### WRITTEN INSTRUCTION
Beginning with the first line, set down every line through the one containing "const yTickValues = [yMin].concat(categories.slice(1).map((c, i)", exactly as it appears, but not the pictures.

### Source code of charts
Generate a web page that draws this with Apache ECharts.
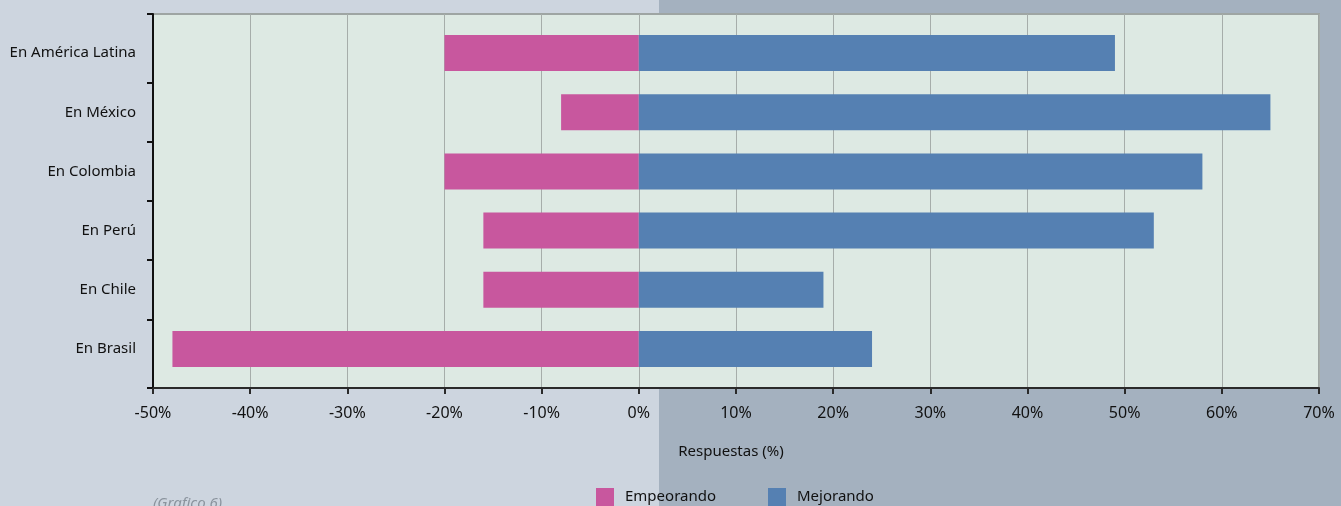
<!DOCTYPE html>
<html>
<head>
<meta charset="utf-8">
<script src="https://cdn.jsdelivr.net/npm/echarts@6/dist/echarts.min.js"></script>
<style>
  html, body { margin: 0; padding: 0; }
  #chart {
    width: 1341px;
    height: 506px;
    background: linear-gradient(to right, #cdd5df 0, #cdd5df 659px, #a4b1bf 659px, #a4b1bf 100%);
  }
</style>
</head>
<body>
<div id="chart"></div>
<script>
// categorías (de arriba a abajo)
const categories = ['En América Latina', 'En México', 'En Colombia', 'En Perú', 'En Chile', 'En Brasil']
// porcentajes
const empeorando = [-20, -8, -20, -16, -16, -48]
const mejorando = [49, 65, 58, 53, 19, 24]
const xTicks = { min: -50, max: 70, interval: 10 }

const font = '"Noto Sans", sans-serif'
const chart = echarts.init(document.getElementById('chart'))

// el marco deja un pequeño margen encima y debajo de las categorías
const pad = 0.16
const yMin = -0.5 - pad
const yMax = categories.length - 0.5 + pad
// marcas del eje Y: extremos del marco y separaciones entre categorías
const yTickValues = [yMin].concat(categories.slice(1).map((c, i) => i + 0.5), [yMax])

// grid 0: marco, ejes visibles
// grid 1: misma anchura, un poco más bajo, lleva barras y etiquetas
const option = {
  animation: false,
  textStyle: { fontFamily: font },
  grid: [
    {
      left: 153,
      right: 22,
      top: 14,
      bottom: 118,
      show: true,
      backgroundColor: '#dde9e3',
      borderColor: '#9ea5a3',
      borderWidth: 2
    },
    {
      left: 153,
      right: 22,
      top: 23.5,
      bottom: 127.5
    }
  ],
  legend: {
    left: 596,
    top: 488,
    padding: 0,
    itemWidth: 18,
    itemHeight: 18,
    itemGap: 52,
    icon: 'rect',
    textStyle: { fontSize: 15, color: '#111', fontFamily: font, padding: [0, 0, 0, 6] },
    data: ['Empeorando', 'Mejorando']
  },
  xAxis: [
    {
      gridIndex: 0,
      type: 'value',
      min: xTicks.min,
      max: xTicks.max,
      interval: xTicks.interval,
      name: 'Respuestas (%)',
      nameLocation: 'middle',
      nameGap: 56,
      nameTextStyle: { fontSize: 15, color: '#111', fontFamily: font, padding: [0, 10, 0, 0] },
      axisLine: { show: true, onZero: false, lineStyle: { color: '#2a2a2a', width: 2 } },
      axisTick: { show: true, length: 6, lineStyle: { color: '#2a2a2a', width: 2 } },
      axisLabel: {
        formatter: v => v + '%',
        fontSize: 16,
        color: '#111',
        margin: 17
      },
      splitLine: { show: true, lineStyle: { color: '#a6adaa', width: 1 } }
    },
    {
      gridIndex: 1,
      type: 'value',
      min: xTicks.min,
      max: xTicks.max,
      interval: xTicks.interval,
      show: false
    }
  ],
  yAxis: [
    {
      gridIndex: 0,
      type: 'value',
      inverse: true,
      min: yMin,
      max: yMax,
      axisLine: { show: true, onZero: false, lineStyle: { color: '#111', width: 2 } },
      axisTick: {
        show: true,
        length: 6,
        customValues: yTickValues,
        lineStyle: { color: '#111', width: 2 }
      },
      axisLabel: { show: false },
      splitLine: { show: false }
    },
    {
      gridIndex: 1,
      type: 'category',
      data: categories,
      inverse: true,
      axisLine: { show: false, onZero: false },
      axisTick: { show: false },
      axisLabel: { fontSize: 15, color: '#111', margin: 17 },
      splitLine: { show: false }
    }
  ],
  series: [
    {
      name: 'Empeorando',
      type: 'bar',
      xAxisIndex: 1,
      yAxisIndex: 1,
      stack: 'total',
      barWidth: 36,
      data: empeorando,
      itemStyle: { color: '#c8579e' }
    },
    {
      name: 'Mejorando',
      type: 'bar',
      xAxisIndex: 1,
      yAxisIndex: 1,
      stack: 'total',
      barWidth: 36,
      data: mejorando,
      itemStyle: { color: '#5580b2' }
    }
  ],
  graphic: [
    {
      type: 'text',
      left: 153,
      top: 496,
      style: {
        text: '(Grafico 6)',
        fontSize: 15,
        fontStyle: 'italic',
        fill: '#8a939d',
        fontFamily: font
      }
    }
  ]
}

chart.setOption(option)
</script>
</body>
</html>
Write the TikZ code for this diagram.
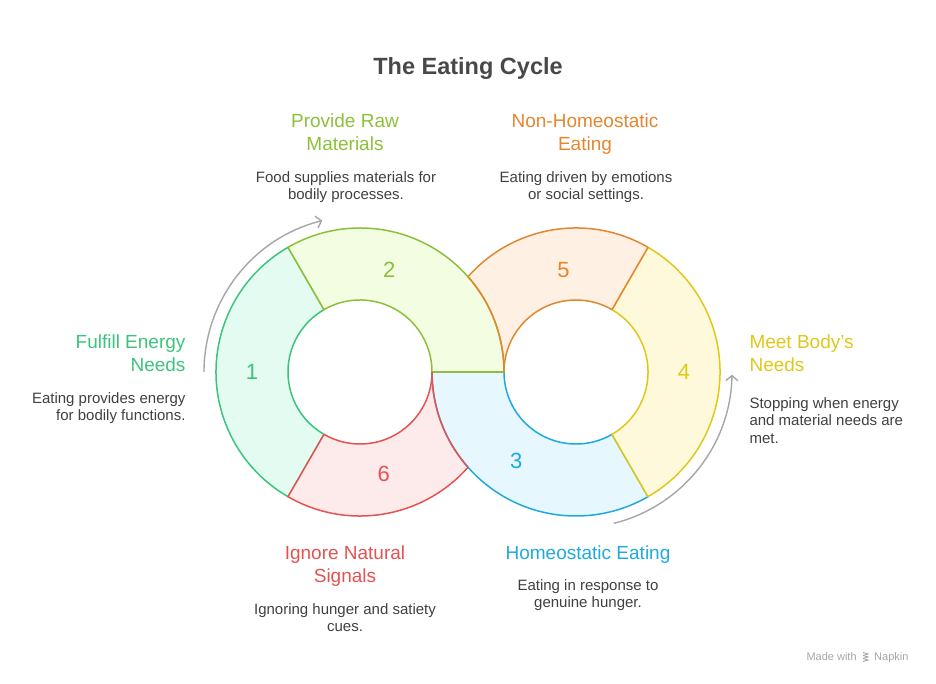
\documentclass[tikz,border=0pt]{standalone}
\usepackage{fontspec}
\setmainfont{Liberation Sans}
\usepackage{tikz}
\usetikzlibrary{calc,arrows.meta,positioning}
\definecolor{energygreen}{HTML}{3CC47C}
\definecolor{energyfill}{HTML}{E3FBF0}
\definecolor{rawgreen}{HTML}{8DC03A}
\definecolor{rawfill}{HTML}{F3FDE1}
\definecolor{homeoblue}{HTML}{1EAADF}
\definecolor{homeofill}{HTML}{E6F7FD}
\definecolor{needsyellow}{HTML}{E0C81A}
\definecolor{needsfill}{HTML}{FFF9DB}
\definecolor{nonhomeoorange}{HTML}{E4862F}
\definecolor{nonhomeofill}{HTML}{FEF0E3}
\definecolor{signalred}{HTML}{E45252}
\definecolor{signalfill}{HTML}{FDEAEA}
\definecolor{textgray}{HTML}{404040}
\definecolor{titlegray}{HTML}{484848}
\definecolor{arrowgray}{HTML}{A6A6A6}
\tikzset{
    ring-seg/.style = {line width=1.5pt, line join=round},
    seg-number/.style = {font=\fontsize{22}{22}\selectfont},
    step-title/.style = {font=\fontsize{19}{23.4}\selectfont, anchor=base},
    step-text/.style = {font=\fontsize{15}{17.6}\selectfont, text=textgray, anchor=base},
    cycle-arrow/.style = {draw=arrowgray, line width=1.4pt, -{Straight Barb[length=5pt,width=12pt]}},
}
% annular sector: center, start angle, end angle, stroke, fill
\newcommand{\ringseg}[5]{%
  \filldraw[ring-seg, draw=#4, fill=#5] ($(#1)+(#2:144)$) arc[start angle=#2, end angle=#3, radius=144]
    -- ($(#1)+(#3:72)$) arc[start angle=#3, end angle=#2, radius=72] -- cycle;}

\begin{document}
\begin{tikzpicture}[x=1pt, y=1pt]
\useasboundingbox (0,0) rectangle (936,684);
\coordinate (L) at (360,312);
\coordinate (R) at (576,312);

% title
\node[font=\fontsize{23.5}{24}\selectfont\bfseries, text=titlegray, anchor=base] (title) at (468,609) {The Eating Cycle};

% segments
\ringseg{L}{120}{240}{energygreen}{energyfill}
\ringseg{L}{240}{360}{signalred}{signalfill}
\ringseg{R}{180}{300}{homeoblue}{homeofill}
\ringseg{R}{-60}{60}{needsyellow}{needsfill}
\ringseg{R}{60}{180}{nonhomeoorange}{nonhomeofill}
\ringseg{L}{0}{120}{rawgreen}{rawfill}
\draw[ring-seg, nonhomeoorange] ($(L)+(0:144)$) arc[start angle=0, end angle=41.4, radius=144];
\draw[ring-seg, signalred] ($(R)+(180:144)$) arc[start angle=180, end angle=221.4, radius=144];

% numbers
\node[seg-number, text=energygreen] (n1) at ($(L)+(180:108)$) {1};
\node[seg-number, text=rawgreen] (n2) at ($(L)+(74:106)$) {2};
\node[seg-number, text=homeoblue] (n3) at ($(R)+(236:107)$) {3};
\node[seg-number, text=needsyellow] (n4) at ($(R)+(0:108)$) {4};
\node[seg-number, text=nonhomeoorange] (n5) at ($(R)+(97:103)$) {5};
\node[seg-number, text=signalred] (n6) at ($(L)+(-77:105)$) {6};

% cycle arrows
\coordinate (arrL) at ($(L)+(180:156)$);
\coordinate (arrR) at ($(R)+(-76:156)$);
\draw[cycle-arrow] (arrL) arc[start angle=180, end angle=104, radius=156];
\draw[cycle-arrow] (arrR) arc[start angle=-76, end angle=-1, radius=156];

% labels (base = last line)
\node[step-title, text=rawgreen, align=center] (raw) at (345,533) {Provide Raw\\Materials};
\node[step-text, align=center] (rawtxt) at (346,484) {Food supplies materials for\\bodily processes.};
\node[step-title, text=nonhomeoorange, align=center] (nonhomeo) at (585,533) {Non-Homeostatic\\Eating};
\node[step-text, align=center] (nonhomeotxt) at (586,484) {Eating driven by emotions\\or social settings.};
\node[step-title, text=energygreen, align=right, anchor=base east] (energy) at (189,312) {Fulfill Energy\\Needs};
\node[step-text, align=right, anchor=base east] (energytxt) at (189,263) {Eating provides energy\\for bodily functions.};
\node[step-title, text=needsyellow, align=left, anchor=base west] (needs) at (746,312) {Meet Body's\\Needs};
\node[step-text, align=left, anchor=base west] (needstxt) at (746,240.5) {Stopping when energy\\and material needs are\\met.};
\node[step-title, text=signalred, align=center] (signals) at (345,101) {Ignore Natural\\Signals};
\node[step-text, align=center] (signalstxt) at (345,52) {Ignoring hunger and satiety\\cues.};
\node[step-title, text=homeoblue, align=center] (homeo) at (588,124) {Homeostatic Eating};
\node[step-text, align=center] (homeotxt) at (588,76) {Eating in response to\\genuine hunger.};

% footer
\node[font=\fontsize{11}{11}\selectfont, text=arrowgray, anchor=base west] (madewith) at (803,23) {Made with};
\node[font=\fontsize{11}{11}\selectfont, text=arrowgray, anchor=base east] (napkin) at (912,23) {Napkin};
\coordinate (logo) at (866,27);
\foreach \dy in {-3,0,3}
  \draw[arrowgray, line width=0.9pt] ($(logo)+(-3,\dy+1.5)$) -- ($(logo)+(2,\dy)$) -- ($(logo)+(-3,\dy-1.5)$);
\end{tikzpicture}
\end{document}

### FULL OUTPUT
Generate a web page that draws this with Apache ECharts.
<!DOCTYPE html>
<html>
<head>
<meta charset="utf-8">
<script src="https://cdn.jsdelivr.net/npm/echarts@6/dist/echarts.min.js"></script>
<style>
  html, body { margin: 0; padding: 0; }
  #chart {
    width: 1341px;
    height: 506px;
    background: linear-gradient(to right, #cdd5df 0, #cdd5df 659px, #a4b1bf 659px, #a4b1bf 100%);
  }
</style>
</head>
<body>
<div id="chart"></div>
<script>
// categorías (de arriba a abajo)
const categories = ['En América Latina', 'En México', 'En Colombia', 'En Perú', 'En Chile', 'En Brasil']
// porcentajes
const empeorando = [-20, -8, -20, -16, -16, -48]
const mejorando = [49, 65, 58, 53, 19, 24]
const xTicks = { min: -50, max: 70, interval: 10 }

const font = '"Noto Sans", sans-serif'
const chart = echarts.init(document.getElementById('chart'))

// el marco deja un pequeño margen encima y debajo de las categorías
const pad = 0.16
const yMin = -0.5 - pad
const yMax = categories.length - 0.5 + pad
// marcas del eje Y: extremos del marco y separaciones entre categorías
const yTickValues = [yMin].concat(categories.slice(1).map((c, i) => i + 0.5), [yMax])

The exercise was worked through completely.